The central argument of this episode is that Thinking Machines Lab has identified a genuine architectural limitation in current AI systems — their turn-based, single-threaded nature — and has built a new class of model, the interaction model, designed from the ground up to engage in continuous, time-aware, multimodal interaction. By processing parallel input and output streams in 200-millisecond microturns and pairing a real-time user-facing model with a background reasoning and agentic model, TML’s system can do things no existing commercial real-time API can: visually proactive interjection, simultaneous translation, real-time contextual correction, and background search woven naturally into live conversation.

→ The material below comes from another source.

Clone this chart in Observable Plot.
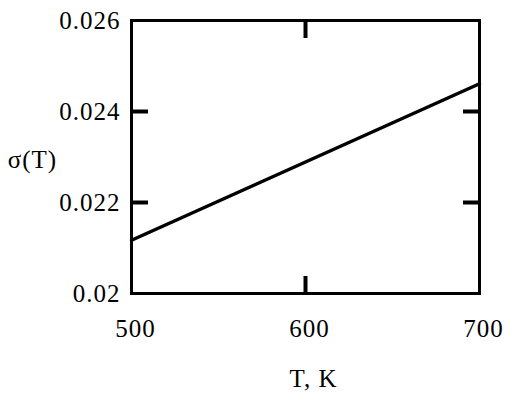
<!DOCTYPE html>
<html>
<head>
<meta charset="utf-8">
<script src="https://cdn.jsdelivr.net/npm/d3@7"></script>
<script src="https://cdn.jsdelivr.net/npm/@observablehq/plot@0.6"></script>
<style>
  html, body { margin: 0; padding: 0; background: #fff; }
  svg text { font-family: "Liberation Serif", "Times New Roman", serif !important; letter-spacing: 1px; }
</style>
</head>
<body>
<div id="chart"></div>
<script>
const temperatures = [500, 700];
const sigmaValues = [0.02117, 0.02461];
const xTicks = [500, 600, 700];
const xTickLabels = ["500", "600", "700"];
const yTicks = [0.02, 0.022, 0.024, 0.026];
const yTickLabels = ["0.02", "0.022", "0.024", "0.026"];
const xInnerTicks = [600];
const yInnerTicks = [0.022, 0.024];
const xTitle = "T, K";
const yTitle = "σ(T)";

const data = temperatures.map((t, i) => ({T: t, sigma: sigmaValues[i]}));
const font = "'Liberation Serif', 'Times New Roman', serif";

const chart = Plot.plot({
  width: 510,
  height: 395,
  marginLeft: 131,
  marginRight: 31,
  marginTop: 20,
  marginBottom: 102,
  style: {fontFamily: font, fontSize: "25px", color: "#000", background: "#fff"},
  x: {domain: [500, 700]},
  y: {domain: [0.02, 0.026]},
  marks: [
    Plot.axisX({anchor: "bottom", ticks: xInnerTicks, tickSize: -17, text: null, label: null, strokeWidth: 4}),
    Plot.axisX({anchor: "top", ticks: xInnerTicks, tickSize: -17, text: null, label: null, strokeWidth: 4}),
    Plot.axisY({anchor: "left", ticks: yInnerTicks, tickSize: -17, text: null, label: null, strokeWidth: 4}),
    Plot.axisY({anchor: "right", ticks: yInnerTicks, tickSize: -17, text: null, label: null, strokeWidth: 4}),
    Plot.axisX({anchor: "bottom", ticks: xTicks, tickSize: 0, tickPadding: 26, dx: 4,
      tickFormat: d => xTickLabels[xTicks.indexOf(d)], label: null, fontSize: 25}),
    Plot.axisY({anchor: "left", ticks: yTicks, tickSize: 0, tickPadding: 11,
      tickFormat: d => yTickLabels[yTicks.indexOf(d)], label: null, fontSize: 25}),
    Plot.frame({stroke: "#000", strokeWidth: 3}),
    Plot.line(data, {x: "T", y: "sigma", stroke: "#000", strokeWidth: 3.5}),
    Plot.text([yTitle], {frameAnchor: "left", dx: -99, dy: 3, textAnchor: "middle", fontSize: 25}),
    Plot.text([xTitle], {frameAnchor: "bottom", dx: 8, dy: 85, textAnchor: "middle", lineAnchor: "middle", fontSize: 25})
  ]
});
document.getElementById("chart").appendChild(chart);
</script>
</body>
</html>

The broader philosophical framing — articulated through the CLI-to-GUI analogy — is that current chat interfaces still require users to adapt to the machine, and that the next paradigm shift will occur when AI interaction becomes as natural and fluid as human-to-human communication. While the host and community acknowledge this capability gap may not remain unique to TML for long given how rapidly frontier labs iterate, the announcement is treated as a meaningful signal that persistent, real-time, multimodal interaction represents an emerging and important category of AI capability with significant implications for enterprise, education, and everyday use.